In the Telegraph today here and here, we have fine examples of the Laffer Curve in action. Headline grabbing politicians looking for bogeymen to tar and feather raised the tax rate to 50% on high earners. The result is not only fewer taxes collected but a shift in jobs and expertise abroad. Much as I predicted in my post on the Flat Tax:
The real misery however of the Vince Cable type of class envy politics lies not just in the lost tax revenues. Higher taxes also leads to lower economic growth, less goods in the shops, less money to buy services, less innovation and more unemployment. This is always the problem with a modern democracy.

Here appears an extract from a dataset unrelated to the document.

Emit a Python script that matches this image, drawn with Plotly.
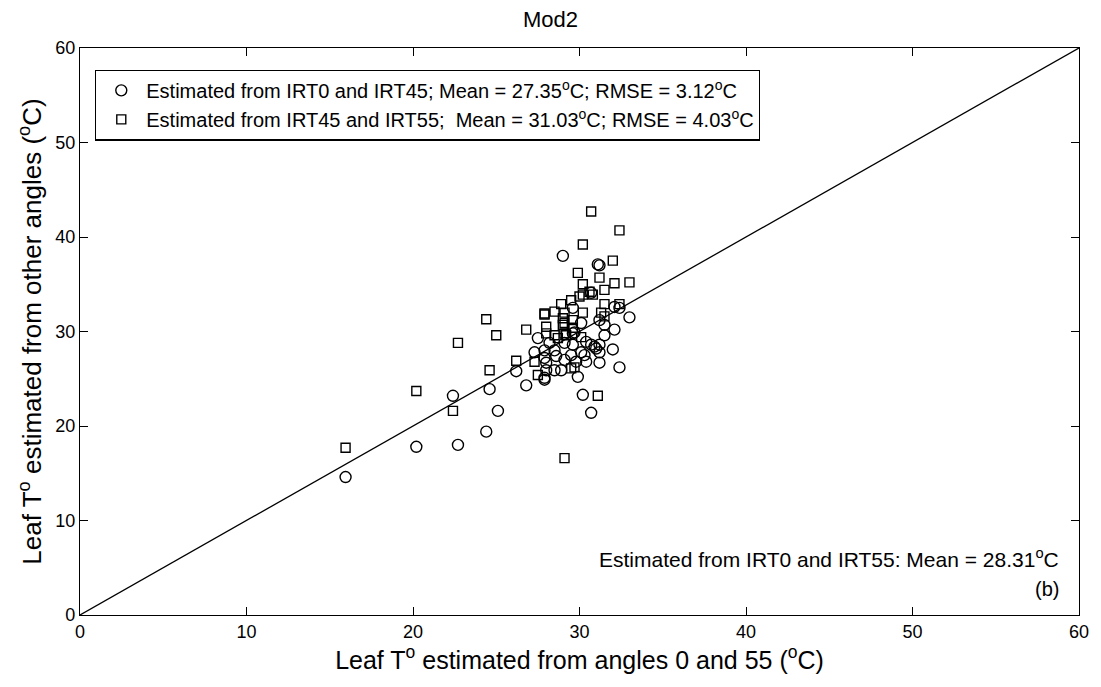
import plotly.graph_objects as go

# Circles: Estimated from IRT0 and IRT45
circ_x = [15.95, 20.2, 22.4, 22.7, 24.6, 25.1, 24.4,
          26.2, 26.8, 27.3, 27.5, 27.9, 29.9, 30.2, 30.7,
          29.0, 31.1, 31.2, 32.1, 30.7, 32.4, 33.0, 29.6, 31.2, 32.1, 31.5, 30.1,
          29.6, 29.1, 29.6, 30.7, 31.2, 30.9, 31.2, 32.0, 30.1, 29.5, 29.1, 29.8,
          30.4, 28.9, 31.2, 32.4, 31.5, 29.7, 30.4, 28.2, 27.9, 28.5, 28.0, 27.9,
          28.0, 28.5, 27.9, 31.0, 30.3, 28.6]
circ_y = [14.6, 17.8, 23.2, 18.0, 23.9, 21.6, 19.4,
          25.8, 24.3, 27.8, 29.3, 24.9, 25.2, 23.3, 21.4,
          38.0, 37.1, 37.0, 32.6, 34.1, 32.5, 31.5, 32.5, 31.2, 30.2, 29.6, 30.9,
          29.8, 28.8, 28.6, 28.6, 28.6, 28.4, 27.8, 28.1, 27.8, 27.5, 27.0, 26.8,
          26.8, 25.9, 26.7, 26.2, 30.7, 29.9, 28.9, 28.8, 28.0, 28.0, 26.7, 27.2,
          25.9, 25.9, 25.1, 28.2, 27.5, 27.4]

# Squares: Estimated from IRT45 and IRT55
sq_x = [15.95, 20.2, 22.4, 24.4, 25.0, 22.7, 24.6,
        30.2, 29.9, 30.2, 26.8, 27.9, 26.2, 27.3, 27.5, 29.1,
        30.7, 32.4, 32.0, 31.2, 32.1, 33.0, 31.5, 30.6, 30.8, 30.2,
        28.9, 29.5, 30.0, 31.5, 32.4, 30.2, 29.1, 31.3, 31.5, 29.6, 29.1, 29.6,
        29.1, 28.7, 27.9, 28.5, 29.0, 29.0, 28.0, 28.0, 28.5, 29.2, 30.1, 29.5,
        29.7, 31.1]
sq_y = [17.7, 23.7, 21.6, 31.3, 29.6, 28.8, 25.9,
        39.2, 36.2, 35.0, 30.2, 31.9, 26.9, 26.8, 25.4, 16.6,
        42.7, 40.7, 37.5, 35.7, 35.1, 35.2, 34.4, 34.2, 33.9, 33.9,
        32.9, 33.3, 33.7, 32.9, 32.9, 32.0, 32.0, 32.0, 31.6, 31.2, 30.9, 30.4,
        29.8, 29.3, 31.8, 32.1, 31.4, 30.7, 30.5, 29.8, 29.6, 29.6, 29.4, 26.1,
        26.2, 23.2]

line_x = [0, 60]
line_y = [0, 60]

tick_vals = [0, 10, 20, 30, 40, 50, 60]

FONT = "Liberation Sans, Arial, sans-serif"

fig = go.Figure()
fig.add_trace(go.Scatter(x=line_x, y=line_y, mode="lines",
                         line=dict(color="black", width=1.3), showlegend=False,
                         hoverinfo="skip"))
fig.add_trace(go.Scatter(
    x=circ_x, y=circ_y, mode="markers",
    name="Estimated from IRT0 and IRT45; Mean = 27.35<sup>o</sup>C; RMSE = 3.12<sup>o</sup>C",
    marker=dict(symbol="circle-open", size=11, color="black", line=dict(width=1.4))))
fig.add_trace(go.Scatter(
    x=sq_x, y=sq_y, mode="markers",
    name="Estimated from IRT45 and IRT55;  Mean = 31.03<sup>o</sup>C; RMSE = 4.03<sup>o</sup>C",
    marker=dict(symbol="square-open", size=9, color="black", line=dict(width=1.4))))

axis_common = dict(range=[0, 60], tickvals=tick_vals, ticks="inside", ticklen=8,
                   tickcolor="black", showline=True, linecolor="black", linewidth=1.3,
                   mirror="ticks", showgrid=False, zeroline=False,
                   tickfont=dict(size=18, family=FONT, color="black"))

fig.update_layout(
    width=1101, height=687,
    margin=dict(l=80, r=13, t=48, b=72),
    plot_bgcolor="white", paper_bgcolor="white",
    font=dict(family=FONT, color="black"),
    title=dict(text="Mod2", x=0.5, xanchor="center", y=0.972, yanchor="middle",
               font=dict(size=22, family=FONT, color="black")),
    xaxis=dict(**axis_common,
               title=dict(text="Leaf T<sup>o</sup> estimated from angles 0 and 55 (<sup>o</sup>C)",
                          font=dict(size=25, family=FONT), standoff=10)),
    yaxis=dict(**axis_common,
               title=dict(text="Leaf T<sup>o</sup> estimated from other angles (<sup>o</sup>C)",
                          font=dict(size=26, family=FONT), standoff=6)),
    legend=dict(x=0.015, y=0.962, xanchor="left", yanchor="top",
                bordercolor="black", borderwidth=1.3, bgcolor="white",
                font=dict(size=20, family=FONT, color="black"),
                tracegroupgap=0, itemwidth=40),
    annotations=[
        dict(text="Estimated from IRT0 and IRT55: Mean = 28.31<sup>o</sup>C",
             xref="paper", yref="paper", x=0.982, y=0.1, xanchor="right", yanchor="middle",
             showarrow=False, font=dict(size=21, family=FONT, color="black")),
        dict(text="(b)", xref="paper", yref="paper", x=0.982, y=0.046,
             xanchor="right", yanchor="middle", showarrow=False,
             font=dict(size=20, family=FONT, color="black")),
    ],
)

fig.write_html("out.html")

A politician can get easy and immediate benefits making populist class-envy statements. David Cameron can splash all over the Sun that he will sock it to the bankers and impose a 50% tax on their bonuses. But the maintenance man and sandwich supplier will never know that the job they would have got now no longer exists because the hedge fund has moved to Switzerland. And how many life saving new medical devices haven’t been produced because the capital gains tax rate made it too costly to invest in the project? Politicians love to talk about increasing taxes on cigarettes and alcohol to reduce their consumption. Hence, the current concern about cheap supermarket booze and its impact on binge drinking and falling pub revenues. However, there never seems to be a connection made between raising the cost of work, savings and investment through taxes and regulations, and the fact that by doing so, you get less work, savings and investment.
Could we have the Flat Tax now please?